Schützenfest:Zwang zum Fremdgehen

Im sauerländischen Dorf Brabecke ist das Schießen auch Frauensache. Und die Schützenkönigin sucht sich nach Fall des Vogels einen neuen Mann.

Im kleinen Sauerlanddorf Brabecke ist das Schützenfest auch Frauensache - und wenn der Vogel gefallen ist, sucht sich die Königin einen neuen Mann.

Schützenfest: Schützenkönigin Elisabeth Gruner mit ihren zwei Männern

Schützenkönigin Elisabeth Gruner mit ihren zwei Männern

(Foto: Foto: dpa)

Für den Schützenwettstreit, der traditionell mit der Armbrust und seit 1975 auch unter Frauen ausgefochten wird, gibt es nämlich eine ganz spezielle Regel: Während die männlichen Schützen-Majestäten traditionell ihre Ehefrauen oder Lebenspartnerinnen zur Mitregentin erheben, ist dies den Schützenköniginnen verboten. "Zwang zum Fremdgehen - aber nur mit fünf Anführungszeichen", lacht der Vorsitzende des Gesangsvereins, Ewald Meschede.

Am kommenden Wochenende ist es wieder soweit: Die Vorfreude auf das dreitägige Fest mit Kaiser-, Königs- und Königinnenschießen ist überall im Dorf zu spüren. Bis auf den Frauentag unterscheidet sich das vom Männergesangsverein ausgerichtete und seit einem halben Jahrhundert stattfindende Fest nicht von den vielen Feiern anderer Schützenvereine der Umgebung.

Knüppel auf den Vogel

"Anfangs haben wir mit Knüppeln auf den Vogel geworfen", erzählt Meschede. Und anfangs hatten nur die männlichen Dorfbewohner die Ehre. Bis 1975. Da überlegten sich einige Frauen zum internationalen Jahr der Frau, nach dem Königsschießen am Montag noch ein Frauenschützenfest anzuhängen. Gesagt, getan - und schon konnte das Dorf einen Tag länger feiern.

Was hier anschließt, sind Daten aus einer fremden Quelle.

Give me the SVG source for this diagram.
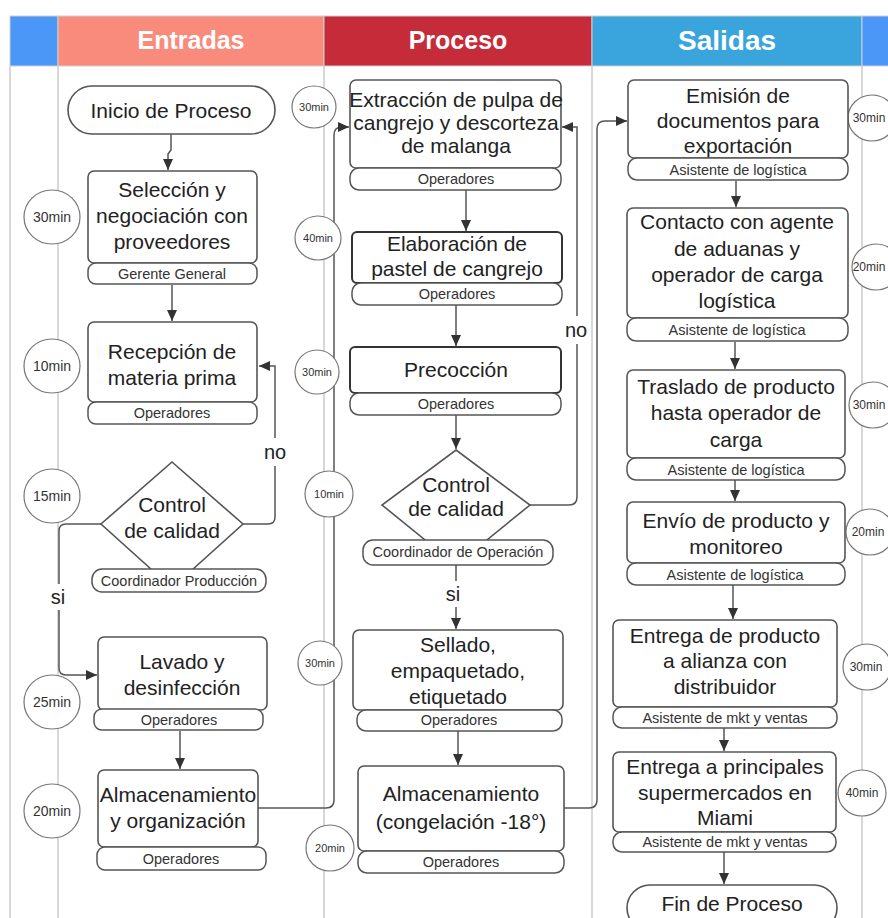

Während am Schützenfest-Montag die Frauen auf dem Platz vor der Schützenhalle mit ihren Armbrust-Pfeilen auf den Vogel zielen, sitzt die männliche Dorfbevölkerung im Innern beim Bier. "Wenn der Vogel dann gefallen ist, duckt sich so mancher weg", sagt Meschedes Schwägerin Gisela.

Denn der Schützenkönigin ist es nicht nur verboten, ihren Partner zum Prinzregenten zu wählen, der auserwählte Begleiter darf auch nicht Nein sagen. "So ist das Ganze nicht peinlich für den Mann und auch nicht beschämend für dessen Partnerin", sagt Gisela Meschede.

Prinzregent im Bett

Einmal sei sogar ein Prinzregent aus dem Bett geholt worden, erinnert sich die Brabeckerin. Er hatte sich nach dem Frühschoppen hingelegt und war dann von der neuen Schützenkönigin erkoren worden.

"Da mussten wir mit dem Umzug halt ein wenig warten." Seit einem halben Jahrhundert wird in Brabecke Schützenfest gefeiert. Da bleibt es nicht aus, dass die Ortschaft mit 60 Häusern voller Königsfamilien ist.

"Es gibt noch weiße Flecken", sagt der Vereinsvorsitzende. "Aber nicht mehr viele." Und meist strengen sich vor allem die Frauen beim Schützenwettstreit besonders an, deren Männer bereits am Vortag Schützenkönig wurden.

Auch die noch bis zum kommenden Montag amtierende Schützenkönigin Elisabeth Gruner hat natürlich zwei Männer an ihrer Seite. Neben ihrem zierlichen Gatten Raimund, der 2006 bei den Männer den Vogel abgeschossen hatte, erkor sie nach ihrem eigenen Volltreffer den deutlich gewichtigeren Bernd Nölke aus der Nachbarschaft - ein Prinz für jeden Geschmack.